Of course what Mr. Jacobsen forgets is that a city is an impolite and imperfect marriage of those aspirations. Who does the city belong to and who owns its cultural heritage, episode three of HBO’s Treme asks. Davis McAlary assumes it belongs to him and the musicians of Treme. That no military police can tell him how to act in front of his house and that his rich white neighbors can’t possibly understand the specific history of the neighborhood and even invokes Trombone Shorty’s name in the discussion.*


*Funny moment: Early in the episode Davis, whom is white, unemployed, a part-time musician and a longtime music snob – i.e. a HIPSTER – is railing against gentrification when it’s an older gay couple, whom he’s (wrongly) assumed have no ties to the area.
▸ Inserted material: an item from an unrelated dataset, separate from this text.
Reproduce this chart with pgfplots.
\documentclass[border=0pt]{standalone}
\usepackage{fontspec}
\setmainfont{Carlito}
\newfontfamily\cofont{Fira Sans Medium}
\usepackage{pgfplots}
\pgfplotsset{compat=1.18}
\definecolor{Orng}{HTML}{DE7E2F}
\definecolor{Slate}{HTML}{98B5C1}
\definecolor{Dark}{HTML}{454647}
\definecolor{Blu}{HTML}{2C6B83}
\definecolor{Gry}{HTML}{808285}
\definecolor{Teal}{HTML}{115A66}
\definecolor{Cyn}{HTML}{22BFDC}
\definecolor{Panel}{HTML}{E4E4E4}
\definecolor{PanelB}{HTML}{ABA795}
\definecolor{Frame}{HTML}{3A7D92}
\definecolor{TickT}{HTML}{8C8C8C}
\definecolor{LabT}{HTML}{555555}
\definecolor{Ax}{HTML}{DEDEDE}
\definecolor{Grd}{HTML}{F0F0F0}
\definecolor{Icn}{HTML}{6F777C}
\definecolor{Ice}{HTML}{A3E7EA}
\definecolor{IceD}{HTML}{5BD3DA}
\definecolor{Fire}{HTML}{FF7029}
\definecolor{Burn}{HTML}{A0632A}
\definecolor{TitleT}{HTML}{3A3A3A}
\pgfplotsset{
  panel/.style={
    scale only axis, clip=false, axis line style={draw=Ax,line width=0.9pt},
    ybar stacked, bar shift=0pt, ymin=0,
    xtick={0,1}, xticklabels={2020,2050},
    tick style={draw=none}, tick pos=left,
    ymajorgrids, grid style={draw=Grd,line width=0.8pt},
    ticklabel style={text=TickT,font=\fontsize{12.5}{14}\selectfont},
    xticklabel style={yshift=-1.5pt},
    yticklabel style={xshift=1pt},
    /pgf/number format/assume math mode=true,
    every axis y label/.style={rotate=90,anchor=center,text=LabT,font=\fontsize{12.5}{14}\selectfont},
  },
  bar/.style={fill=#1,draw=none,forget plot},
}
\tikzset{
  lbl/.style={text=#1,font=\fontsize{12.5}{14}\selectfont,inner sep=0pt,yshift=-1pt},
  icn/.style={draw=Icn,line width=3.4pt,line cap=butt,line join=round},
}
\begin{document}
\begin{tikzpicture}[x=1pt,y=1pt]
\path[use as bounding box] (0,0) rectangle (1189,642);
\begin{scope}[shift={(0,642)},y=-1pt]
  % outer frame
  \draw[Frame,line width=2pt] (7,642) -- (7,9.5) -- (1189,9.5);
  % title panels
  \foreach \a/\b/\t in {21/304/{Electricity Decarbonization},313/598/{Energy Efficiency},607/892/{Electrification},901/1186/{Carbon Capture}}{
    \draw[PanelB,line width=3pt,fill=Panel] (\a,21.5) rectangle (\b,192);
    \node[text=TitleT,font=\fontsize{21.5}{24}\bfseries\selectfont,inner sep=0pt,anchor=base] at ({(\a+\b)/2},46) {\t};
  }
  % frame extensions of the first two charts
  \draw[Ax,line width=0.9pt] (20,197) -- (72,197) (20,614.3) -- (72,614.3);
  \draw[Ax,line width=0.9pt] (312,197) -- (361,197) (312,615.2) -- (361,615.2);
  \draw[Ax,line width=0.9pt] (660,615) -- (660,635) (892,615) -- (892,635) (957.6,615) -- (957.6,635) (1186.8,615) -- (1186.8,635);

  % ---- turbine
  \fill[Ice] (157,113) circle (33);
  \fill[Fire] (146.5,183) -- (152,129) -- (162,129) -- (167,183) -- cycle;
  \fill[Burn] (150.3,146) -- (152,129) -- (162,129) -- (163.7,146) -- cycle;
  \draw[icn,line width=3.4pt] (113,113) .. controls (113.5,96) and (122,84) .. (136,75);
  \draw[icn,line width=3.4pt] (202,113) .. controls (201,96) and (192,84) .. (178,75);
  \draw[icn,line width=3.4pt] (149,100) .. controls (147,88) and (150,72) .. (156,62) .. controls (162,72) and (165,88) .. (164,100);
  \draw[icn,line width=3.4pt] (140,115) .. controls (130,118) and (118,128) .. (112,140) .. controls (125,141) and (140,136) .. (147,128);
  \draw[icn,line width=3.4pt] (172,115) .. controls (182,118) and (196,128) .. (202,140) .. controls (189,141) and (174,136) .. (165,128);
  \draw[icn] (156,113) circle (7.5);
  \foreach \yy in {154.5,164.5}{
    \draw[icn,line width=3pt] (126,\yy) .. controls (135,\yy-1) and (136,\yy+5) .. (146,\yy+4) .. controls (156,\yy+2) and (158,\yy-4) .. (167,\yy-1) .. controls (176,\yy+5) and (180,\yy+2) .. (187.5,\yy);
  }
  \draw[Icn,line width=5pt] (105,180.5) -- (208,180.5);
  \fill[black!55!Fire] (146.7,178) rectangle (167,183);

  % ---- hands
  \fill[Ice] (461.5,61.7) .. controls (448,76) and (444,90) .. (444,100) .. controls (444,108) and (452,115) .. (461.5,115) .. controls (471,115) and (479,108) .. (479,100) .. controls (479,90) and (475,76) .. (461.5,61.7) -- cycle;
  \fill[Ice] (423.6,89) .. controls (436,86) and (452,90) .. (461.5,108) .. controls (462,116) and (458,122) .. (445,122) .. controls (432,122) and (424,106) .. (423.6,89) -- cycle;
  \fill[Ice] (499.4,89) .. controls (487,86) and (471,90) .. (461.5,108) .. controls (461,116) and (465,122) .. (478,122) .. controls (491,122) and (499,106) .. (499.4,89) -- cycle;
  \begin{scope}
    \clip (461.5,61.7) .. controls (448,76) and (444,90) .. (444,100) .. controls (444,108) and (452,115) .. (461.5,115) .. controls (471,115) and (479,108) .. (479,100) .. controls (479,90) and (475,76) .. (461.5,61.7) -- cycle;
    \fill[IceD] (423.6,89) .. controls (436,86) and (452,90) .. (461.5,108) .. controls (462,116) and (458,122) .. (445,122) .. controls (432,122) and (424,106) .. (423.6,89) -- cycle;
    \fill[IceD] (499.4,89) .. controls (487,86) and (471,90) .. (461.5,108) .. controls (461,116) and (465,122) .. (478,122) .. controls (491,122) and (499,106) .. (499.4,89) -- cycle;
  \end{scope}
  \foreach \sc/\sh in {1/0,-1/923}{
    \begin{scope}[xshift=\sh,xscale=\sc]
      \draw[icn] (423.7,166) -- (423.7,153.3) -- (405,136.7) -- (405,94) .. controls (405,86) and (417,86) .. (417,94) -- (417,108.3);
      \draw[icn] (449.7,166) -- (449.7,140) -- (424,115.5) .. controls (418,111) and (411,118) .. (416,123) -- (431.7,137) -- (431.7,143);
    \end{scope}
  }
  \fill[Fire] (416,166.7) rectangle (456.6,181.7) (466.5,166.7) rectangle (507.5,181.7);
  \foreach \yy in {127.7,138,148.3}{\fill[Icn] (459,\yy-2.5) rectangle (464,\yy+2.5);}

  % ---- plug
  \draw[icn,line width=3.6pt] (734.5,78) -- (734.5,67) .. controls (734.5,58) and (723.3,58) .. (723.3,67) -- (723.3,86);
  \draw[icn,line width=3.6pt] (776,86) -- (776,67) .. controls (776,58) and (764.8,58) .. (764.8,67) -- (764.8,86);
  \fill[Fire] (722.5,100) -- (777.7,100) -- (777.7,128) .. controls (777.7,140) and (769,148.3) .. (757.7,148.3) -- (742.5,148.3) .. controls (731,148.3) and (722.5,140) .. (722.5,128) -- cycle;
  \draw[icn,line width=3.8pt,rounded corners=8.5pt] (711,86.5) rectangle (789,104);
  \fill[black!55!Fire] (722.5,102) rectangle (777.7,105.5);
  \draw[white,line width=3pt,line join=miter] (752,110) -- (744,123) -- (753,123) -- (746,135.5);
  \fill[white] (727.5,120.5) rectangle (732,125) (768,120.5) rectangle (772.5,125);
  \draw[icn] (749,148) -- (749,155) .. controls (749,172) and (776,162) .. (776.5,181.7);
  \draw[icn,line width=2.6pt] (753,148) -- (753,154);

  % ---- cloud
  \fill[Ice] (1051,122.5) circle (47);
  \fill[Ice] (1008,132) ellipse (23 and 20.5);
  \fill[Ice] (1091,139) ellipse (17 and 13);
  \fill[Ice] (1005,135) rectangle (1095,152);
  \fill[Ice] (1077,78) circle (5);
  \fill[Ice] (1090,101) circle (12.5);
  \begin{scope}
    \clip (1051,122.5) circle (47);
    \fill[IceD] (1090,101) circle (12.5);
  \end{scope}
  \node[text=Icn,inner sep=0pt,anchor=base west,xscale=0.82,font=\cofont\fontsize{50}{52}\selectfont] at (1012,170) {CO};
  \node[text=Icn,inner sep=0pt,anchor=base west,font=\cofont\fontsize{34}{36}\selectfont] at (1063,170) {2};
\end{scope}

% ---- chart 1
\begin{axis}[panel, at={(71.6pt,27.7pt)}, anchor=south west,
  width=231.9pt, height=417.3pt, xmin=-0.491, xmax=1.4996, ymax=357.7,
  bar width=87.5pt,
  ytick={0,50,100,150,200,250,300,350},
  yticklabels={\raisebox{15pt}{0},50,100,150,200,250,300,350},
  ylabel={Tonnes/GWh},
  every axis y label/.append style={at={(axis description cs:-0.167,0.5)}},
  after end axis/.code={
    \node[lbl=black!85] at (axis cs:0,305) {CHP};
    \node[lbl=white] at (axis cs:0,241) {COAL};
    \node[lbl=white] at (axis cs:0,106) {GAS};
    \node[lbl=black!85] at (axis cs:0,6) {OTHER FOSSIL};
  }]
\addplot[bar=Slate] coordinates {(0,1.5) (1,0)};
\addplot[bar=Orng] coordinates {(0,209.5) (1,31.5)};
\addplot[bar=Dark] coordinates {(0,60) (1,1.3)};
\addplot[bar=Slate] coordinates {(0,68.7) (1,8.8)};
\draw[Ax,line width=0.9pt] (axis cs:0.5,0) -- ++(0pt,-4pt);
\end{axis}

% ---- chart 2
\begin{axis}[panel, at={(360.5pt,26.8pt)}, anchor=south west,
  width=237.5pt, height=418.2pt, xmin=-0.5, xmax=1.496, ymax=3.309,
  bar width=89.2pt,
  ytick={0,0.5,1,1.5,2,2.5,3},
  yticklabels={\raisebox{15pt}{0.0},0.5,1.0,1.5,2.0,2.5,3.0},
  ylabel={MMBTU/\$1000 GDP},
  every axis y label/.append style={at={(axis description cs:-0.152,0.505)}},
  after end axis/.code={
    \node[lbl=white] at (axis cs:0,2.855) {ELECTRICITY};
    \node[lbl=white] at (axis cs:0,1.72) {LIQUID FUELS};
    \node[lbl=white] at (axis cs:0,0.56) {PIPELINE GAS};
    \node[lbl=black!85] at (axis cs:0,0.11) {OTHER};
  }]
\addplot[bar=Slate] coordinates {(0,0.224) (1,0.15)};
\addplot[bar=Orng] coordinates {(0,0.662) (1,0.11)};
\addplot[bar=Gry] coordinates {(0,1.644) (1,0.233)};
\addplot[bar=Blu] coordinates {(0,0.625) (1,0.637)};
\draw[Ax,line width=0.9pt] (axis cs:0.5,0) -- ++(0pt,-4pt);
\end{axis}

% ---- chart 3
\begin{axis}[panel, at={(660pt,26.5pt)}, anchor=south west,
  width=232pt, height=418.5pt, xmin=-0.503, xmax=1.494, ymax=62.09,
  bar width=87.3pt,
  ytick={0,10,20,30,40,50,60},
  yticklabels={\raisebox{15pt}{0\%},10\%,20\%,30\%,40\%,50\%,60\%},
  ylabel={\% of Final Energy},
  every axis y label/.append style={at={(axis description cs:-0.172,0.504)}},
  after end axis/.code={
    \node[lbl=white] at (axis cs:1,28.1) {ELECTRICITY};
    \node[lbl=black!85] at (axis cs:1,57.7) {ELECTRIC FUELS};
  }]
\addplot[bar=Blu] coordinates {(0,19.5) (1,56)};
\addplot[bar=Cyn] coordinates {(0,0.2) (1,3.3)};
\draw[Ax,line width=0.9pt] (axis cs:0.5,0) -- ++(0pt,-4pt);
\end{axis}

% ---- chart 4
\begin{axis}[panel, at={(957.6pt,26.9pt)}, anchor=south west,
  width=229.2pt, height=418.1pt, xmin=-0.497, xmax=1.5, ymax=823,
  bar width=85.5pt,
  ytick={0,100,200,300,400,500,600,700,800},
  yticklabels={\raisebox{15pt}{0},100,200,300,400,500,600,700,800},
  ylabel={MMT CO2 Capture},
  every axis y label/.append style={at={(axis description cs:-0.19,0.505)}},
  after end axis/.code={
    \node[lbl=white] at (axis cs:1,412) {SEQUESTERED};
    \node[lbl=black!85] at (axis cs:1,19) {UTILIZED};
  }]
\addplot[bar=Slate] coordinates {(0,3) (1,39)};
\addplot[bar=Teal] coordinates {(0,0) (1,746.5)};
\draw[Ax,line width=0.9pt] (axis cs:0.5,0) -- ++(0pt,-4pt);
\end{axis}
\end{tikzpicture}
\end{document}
Later on he’s inspired to sing proudly about the group of strippers that have moved into the neighborhood and even uses the line, “You can call it gentrification, but I call it good!”

The musicians on the other hand, have their own ideas about their place in New Orleans. Delmond Lambreaux suggests that while New Orleans loves its music, it doesn’t have nearly as much love for its musicians and almost begs Trombone Shorty to leave the city for greener pastures in New York or Europe. Even the famous Dr. John, during rehearsals for a benefit at Lincoln Center worries that he’ll be criticized for not presenting the Mardi Gras Indian songs with enough “respect”.